• **THE PROBLEM**:
Leave out all pictures and return, exactly as written, the lines from the line containing "Emit a component" to the line containing "import * as", both ends kept.

○ ○ ○ ○ ○ ○ ○

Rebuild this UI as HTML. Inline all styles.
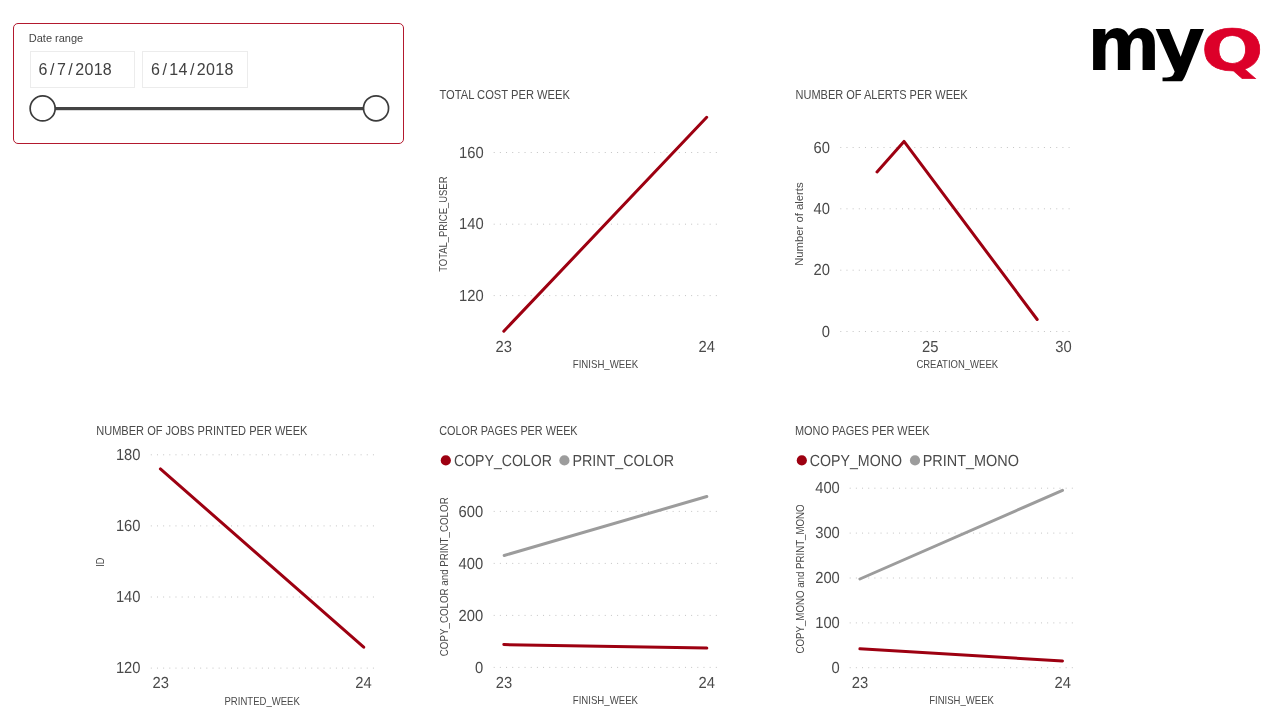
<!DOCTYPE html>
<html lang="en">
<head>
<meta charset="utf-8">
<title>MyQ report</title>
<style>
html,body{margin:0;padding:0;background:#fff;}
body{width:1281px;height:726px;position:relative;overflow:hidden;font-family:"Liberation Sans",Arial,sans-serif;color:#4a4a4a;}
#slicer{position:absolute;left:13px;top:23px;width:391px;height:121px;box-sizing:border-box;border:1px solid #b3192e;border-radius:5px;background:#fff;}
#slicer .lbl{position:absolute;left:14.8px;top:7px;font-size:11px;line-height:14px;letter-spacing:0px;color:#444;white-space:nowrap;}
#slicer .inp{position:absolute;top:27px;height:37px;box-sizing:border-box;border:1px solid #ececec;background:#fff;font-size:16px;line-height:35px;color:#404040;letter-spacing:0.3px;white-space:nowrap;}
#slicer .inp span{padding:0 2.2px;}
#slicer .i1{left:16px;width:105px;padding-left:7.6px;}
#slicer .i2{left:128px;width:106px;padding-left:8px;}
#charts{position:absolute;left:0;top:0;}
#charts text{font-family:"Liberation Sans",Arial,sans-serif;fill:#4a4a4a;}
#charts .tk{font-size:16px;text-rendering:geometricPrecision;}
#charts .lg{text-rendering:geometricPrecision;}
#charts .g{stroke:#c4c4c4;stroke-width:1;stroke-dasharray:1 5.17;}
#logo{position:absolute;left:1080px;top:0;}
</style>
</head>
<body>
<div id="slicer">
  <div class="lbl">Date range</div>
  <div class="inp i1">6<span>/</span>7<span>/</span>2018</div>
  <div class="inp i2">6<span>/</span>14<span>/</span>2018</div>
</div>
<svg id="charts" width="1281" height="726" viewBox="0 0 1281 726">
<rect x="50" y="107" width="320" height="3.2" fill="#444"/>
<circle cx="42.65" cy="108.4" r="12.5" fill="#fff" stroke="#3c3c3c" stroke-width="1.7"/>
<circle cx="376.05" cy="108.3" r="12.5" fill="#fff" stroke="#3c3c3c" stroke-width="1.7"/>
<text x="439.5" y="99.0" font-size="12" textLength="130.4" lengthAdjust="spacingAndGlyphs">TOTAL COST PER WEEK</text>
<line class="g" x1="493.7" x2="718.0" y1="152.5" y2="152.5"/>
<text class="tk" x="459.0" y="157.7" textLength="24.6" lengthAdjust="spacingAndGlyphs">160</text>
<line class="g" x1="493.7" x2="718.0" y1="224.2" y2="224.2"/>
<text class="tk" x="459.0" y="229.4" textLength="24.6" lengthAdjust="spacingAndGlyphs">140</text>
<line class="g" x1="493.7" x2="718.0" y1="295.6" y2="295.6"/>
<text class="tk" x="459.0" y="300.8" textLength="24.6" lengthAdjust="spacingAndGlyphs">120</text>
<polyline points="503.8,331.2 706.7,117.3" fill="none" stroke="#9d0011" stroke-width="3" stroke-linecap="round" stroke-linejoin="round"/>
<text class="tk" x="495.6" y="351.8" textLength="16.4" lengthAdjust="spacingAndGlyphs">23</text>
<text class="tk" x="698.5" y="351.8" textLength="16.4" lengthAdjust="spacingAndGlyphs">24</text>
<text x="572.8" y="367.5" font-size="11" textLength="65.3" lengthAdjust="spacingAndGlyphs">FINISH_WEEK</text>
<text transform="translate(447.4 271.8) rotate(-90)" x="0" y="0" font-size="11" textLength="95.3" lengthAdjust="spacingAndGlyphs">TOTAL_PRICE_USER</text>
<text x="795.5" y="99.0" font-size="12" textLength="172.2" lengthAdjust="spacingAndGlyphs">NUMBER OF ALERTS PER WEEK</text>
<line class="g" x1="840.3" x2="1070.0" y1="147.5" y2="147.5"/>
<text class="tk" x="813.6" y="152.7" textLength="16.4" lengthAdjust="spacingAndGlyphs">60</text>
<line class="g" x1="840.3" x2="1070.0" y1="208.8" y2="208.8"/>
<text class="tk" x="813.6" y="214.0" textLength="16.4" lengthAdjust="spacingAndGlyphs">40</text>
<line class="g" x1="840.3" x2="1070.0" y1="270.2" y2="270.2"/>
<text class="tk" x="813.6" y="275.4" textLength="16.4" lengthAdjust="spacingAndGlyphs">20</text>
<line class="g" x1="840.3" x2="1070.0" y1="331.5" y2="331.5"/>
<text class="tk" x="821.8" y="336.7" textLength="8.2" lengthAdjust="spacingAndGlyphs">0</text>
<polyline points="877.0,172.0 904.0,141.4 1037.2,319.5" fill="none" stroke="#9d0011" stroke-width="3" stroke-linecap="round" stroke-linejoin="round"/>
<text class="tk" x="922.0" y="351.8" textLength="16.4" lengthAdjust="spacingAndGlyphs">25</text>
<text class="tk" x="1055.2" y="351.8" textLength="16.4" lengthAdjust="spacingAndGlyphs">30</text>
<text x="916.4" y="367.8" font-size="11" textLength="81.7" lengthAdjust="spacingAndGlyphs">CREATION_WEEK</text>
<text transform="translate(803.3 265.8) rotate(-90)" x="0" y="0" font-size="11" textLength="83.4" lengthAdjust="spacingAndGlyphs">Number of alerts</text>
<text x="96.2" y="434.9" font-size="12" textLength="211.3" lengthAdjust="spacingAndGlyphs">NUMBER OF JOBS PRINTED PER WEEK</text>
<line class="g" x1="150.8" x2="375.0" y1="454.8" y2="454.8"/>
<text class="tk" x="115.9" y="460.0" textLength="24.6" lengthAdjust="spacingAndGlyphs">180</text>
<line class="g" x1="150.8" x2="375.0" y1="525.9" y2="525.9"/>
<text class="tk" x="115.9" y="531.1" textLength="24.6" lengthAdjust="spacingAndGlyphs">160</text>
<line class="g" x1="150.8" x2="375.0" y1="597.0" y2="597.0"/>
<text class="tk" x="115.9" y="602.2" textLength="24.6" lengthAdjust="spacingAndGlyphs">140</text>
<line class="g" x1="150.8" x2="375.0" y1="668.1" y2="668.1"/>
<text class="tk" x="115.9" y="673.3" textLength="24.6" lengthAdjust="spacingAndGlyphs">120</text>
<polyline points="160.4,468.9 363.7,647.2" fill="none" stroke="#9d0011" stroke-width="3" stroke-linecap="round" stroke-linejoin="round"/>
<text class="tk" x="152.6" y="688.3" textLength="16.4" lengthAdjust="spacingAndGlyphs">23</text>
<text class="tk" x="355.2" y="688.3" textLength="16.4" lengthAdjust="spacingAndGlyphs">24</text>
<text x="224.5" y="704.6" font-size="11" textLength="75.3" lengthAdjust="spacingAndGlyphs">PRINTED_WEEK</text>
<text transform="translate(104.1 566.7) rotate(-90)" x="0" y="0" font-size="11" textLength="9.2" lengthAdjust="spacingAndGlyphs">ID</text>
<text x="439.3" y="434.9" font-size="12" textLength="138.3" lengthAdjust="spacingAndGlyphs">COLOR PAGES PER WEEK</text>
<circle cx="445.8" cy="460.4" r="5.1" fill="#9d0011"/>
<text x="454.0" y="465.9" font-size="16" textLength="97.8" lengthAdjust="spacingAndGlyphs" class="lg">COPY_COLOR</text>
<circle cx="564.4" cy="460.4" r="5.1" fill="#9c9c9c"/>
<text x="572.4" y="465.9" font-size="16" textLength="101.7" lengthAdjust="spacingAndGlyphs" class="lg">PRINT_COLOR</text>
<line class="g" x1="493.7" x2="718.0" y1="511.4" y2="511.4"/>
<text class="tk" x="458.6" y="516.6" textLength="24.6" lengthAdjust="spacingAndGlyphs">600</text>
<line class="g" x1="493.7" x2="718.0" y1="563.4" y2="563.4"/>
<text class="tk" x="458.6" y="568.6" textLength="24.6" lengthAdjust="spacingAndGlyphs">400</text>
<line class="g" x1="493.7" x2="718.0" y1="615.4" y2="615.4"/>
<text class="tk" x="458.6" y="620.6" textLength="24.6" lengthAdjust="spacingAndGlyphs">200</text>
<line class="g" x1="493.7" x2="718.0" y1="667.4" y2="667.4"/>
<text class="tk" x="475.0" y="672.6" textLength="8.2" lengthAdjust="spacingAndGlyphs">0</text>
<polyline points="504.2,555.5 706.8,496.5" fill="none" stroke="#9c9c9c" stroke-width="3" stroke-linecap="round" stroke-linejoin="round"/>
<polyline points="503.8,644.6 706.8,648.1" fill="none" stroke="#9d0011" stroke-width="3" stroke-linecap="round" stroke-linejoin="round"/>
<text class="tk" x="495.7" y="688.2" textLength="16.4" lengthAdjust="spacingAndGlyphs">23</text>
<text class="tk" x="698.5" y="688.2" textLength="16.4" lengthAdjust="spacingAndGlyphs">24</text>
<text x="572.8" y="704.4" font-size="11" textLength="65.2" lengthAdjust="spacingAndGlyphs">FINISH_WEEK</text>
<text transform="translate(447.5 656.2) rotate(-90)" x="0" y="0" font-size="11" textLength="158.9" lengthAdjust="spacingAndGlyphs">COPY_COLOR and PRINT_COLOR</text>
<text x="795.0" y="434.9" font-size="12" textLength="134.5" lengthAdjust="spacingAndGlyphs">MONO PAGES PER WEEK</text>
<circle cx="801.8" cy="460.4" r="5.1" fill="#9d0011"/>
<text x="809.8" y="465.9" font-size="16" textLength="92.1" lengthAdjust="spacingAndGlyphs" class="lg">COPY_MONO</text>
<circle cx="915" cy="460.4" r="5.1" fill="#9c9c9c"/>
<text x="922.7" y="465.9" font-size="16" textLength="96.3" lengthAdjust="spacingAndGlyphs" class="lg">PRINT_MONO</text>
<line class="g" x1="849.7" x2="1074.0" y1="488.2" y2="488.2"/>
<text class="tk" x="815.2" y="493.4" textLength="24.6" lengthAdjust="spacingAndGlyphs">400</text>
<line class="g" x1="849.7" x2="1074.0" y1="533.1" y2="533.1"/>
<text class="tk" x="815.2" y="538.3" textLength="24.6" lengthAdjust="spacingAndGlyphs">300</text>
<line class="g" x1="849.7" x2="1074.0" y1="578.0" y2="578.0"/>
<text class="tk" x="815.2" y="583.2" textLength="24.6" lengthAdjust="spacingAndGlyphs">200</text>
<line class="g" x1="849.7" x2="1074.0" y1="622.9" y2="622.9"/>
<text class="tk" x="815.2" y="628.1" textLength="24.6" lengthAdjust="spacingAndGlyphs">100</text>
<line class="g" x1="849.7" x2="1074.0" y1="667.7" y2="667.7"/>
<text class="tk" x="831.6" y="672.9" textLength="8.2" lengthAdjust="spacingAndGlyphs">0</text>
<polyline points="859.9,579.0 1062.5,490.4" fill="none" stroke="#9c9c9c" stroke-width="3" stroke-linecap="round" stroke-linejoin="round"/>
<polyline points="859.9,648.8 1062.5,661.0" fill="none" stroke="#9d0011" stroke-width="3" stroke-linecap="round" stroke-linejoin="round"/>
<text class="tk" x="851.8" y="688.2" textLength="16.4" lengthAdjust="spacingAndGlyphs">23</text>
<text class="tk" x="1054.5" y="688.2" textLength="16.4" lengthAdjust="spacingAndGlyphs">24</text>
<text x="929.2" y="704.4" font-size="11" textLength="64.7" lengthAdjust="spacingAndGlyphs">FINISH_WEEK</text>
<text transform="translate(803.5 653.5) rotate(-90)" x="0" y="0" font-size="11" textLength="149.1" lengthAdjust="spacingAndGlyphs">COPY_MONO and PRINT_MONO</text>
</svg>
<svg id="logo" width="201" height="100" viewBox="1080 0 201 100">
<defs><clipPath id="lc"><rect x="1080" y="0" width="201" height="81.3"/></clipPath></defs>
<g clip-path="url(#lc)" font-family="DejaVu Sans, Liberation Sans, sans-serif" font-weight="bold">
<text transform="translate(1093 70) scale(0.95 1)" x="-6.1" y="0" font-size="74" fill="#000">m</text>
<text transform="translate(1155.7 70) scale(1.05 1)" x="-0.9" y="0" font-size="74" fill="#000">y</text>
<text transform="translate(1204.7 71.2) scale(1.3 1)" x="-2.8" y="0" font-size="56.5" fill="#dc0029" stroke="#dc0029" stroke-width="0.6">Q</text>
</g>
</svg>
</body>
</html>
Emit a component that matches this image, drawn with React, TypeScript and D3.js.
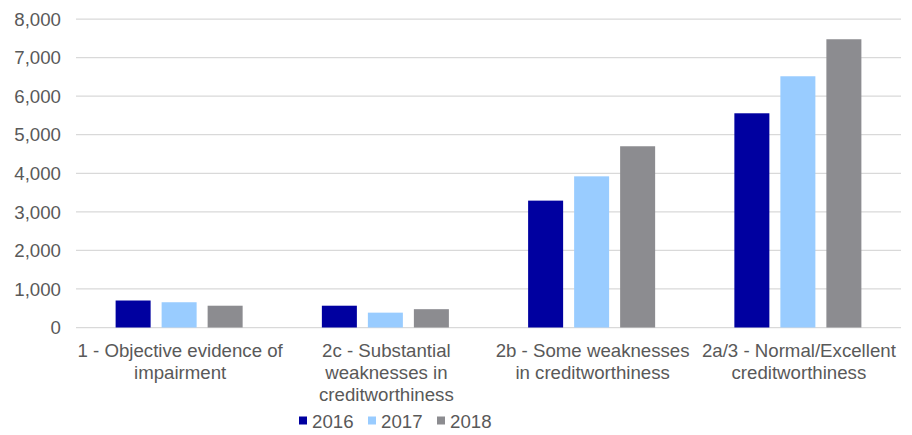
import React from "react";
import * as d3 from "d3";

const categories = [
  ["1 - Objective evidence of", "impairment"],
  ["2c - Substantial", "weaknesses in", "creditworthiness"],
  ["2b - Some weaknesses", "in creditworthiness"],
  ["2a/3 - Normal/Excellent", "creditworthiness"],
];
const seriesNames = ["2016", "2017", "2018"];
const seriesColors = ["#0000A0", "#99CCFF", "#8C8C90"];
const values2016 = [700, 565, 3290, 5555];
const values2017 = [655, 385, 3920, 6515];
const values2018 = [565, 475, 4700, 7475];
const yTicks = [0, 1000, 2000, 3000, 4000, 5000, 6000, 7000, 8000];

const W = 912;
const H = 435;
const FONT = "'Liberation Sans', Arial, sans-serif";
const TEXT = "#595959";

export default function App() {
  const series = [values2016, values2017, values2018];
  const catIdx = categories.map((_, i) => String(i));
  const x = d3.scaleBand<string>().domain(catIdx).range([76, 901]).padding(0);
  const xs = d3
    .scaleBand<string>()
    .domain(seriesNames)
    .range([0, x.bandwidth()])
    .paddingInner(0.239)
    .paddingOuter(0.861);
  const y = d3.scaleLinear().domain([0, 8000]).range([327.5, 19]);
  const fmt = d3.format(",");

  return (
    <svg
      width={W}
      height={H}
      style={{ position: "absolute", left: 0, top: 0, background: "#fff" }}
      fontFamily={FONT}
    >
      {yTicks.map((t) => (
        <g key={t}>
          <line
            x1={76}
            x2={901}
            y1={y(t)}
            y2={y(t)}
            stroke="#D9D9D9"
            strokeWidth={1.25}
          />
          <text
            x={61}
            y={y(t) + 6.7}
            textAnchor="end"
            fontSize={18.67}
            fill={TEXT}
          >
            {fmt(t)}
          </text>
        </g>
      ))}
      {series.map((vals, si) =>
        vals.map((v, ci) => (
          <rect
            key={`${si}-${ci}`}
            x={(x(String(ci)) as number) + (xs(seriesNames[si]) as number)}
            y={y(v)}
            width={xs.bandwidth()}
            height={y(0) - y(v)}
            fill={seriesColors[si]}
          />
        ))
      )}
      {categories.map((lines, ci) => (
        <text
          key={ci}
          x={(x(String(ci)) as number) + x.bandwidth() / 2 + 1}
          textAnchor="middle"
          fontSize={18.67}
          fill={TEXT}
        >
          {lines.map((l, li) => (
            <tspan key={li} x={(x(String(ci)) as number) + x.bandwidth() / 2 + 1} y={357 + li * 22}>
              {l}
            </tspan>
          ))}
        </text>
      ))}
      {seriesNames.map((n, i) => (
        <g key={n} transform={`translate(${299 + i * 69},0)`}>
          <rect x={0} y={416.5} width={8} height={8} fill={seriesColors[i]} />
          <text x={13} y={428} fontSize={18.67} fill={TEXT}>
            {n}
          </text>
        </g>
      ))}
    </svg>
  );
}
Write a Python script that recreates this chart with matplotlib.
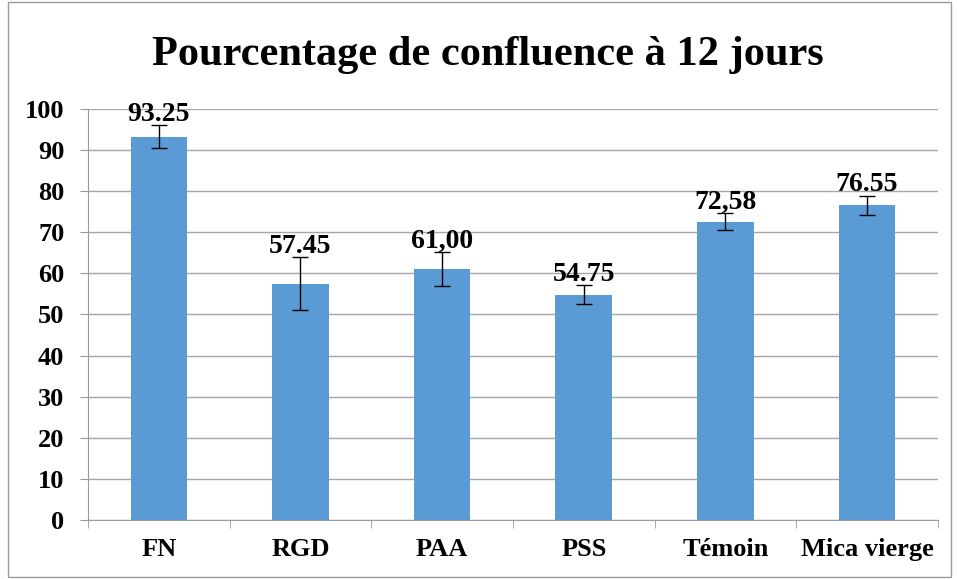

○ ○ ○ ○ ○ ○ ○

• **RESPONSE TO THE EXERCISE**:
Emit a component that matches this image, drawn with React, TypeScript and D3.js.
import React from "react";
import * as d3 from "d3";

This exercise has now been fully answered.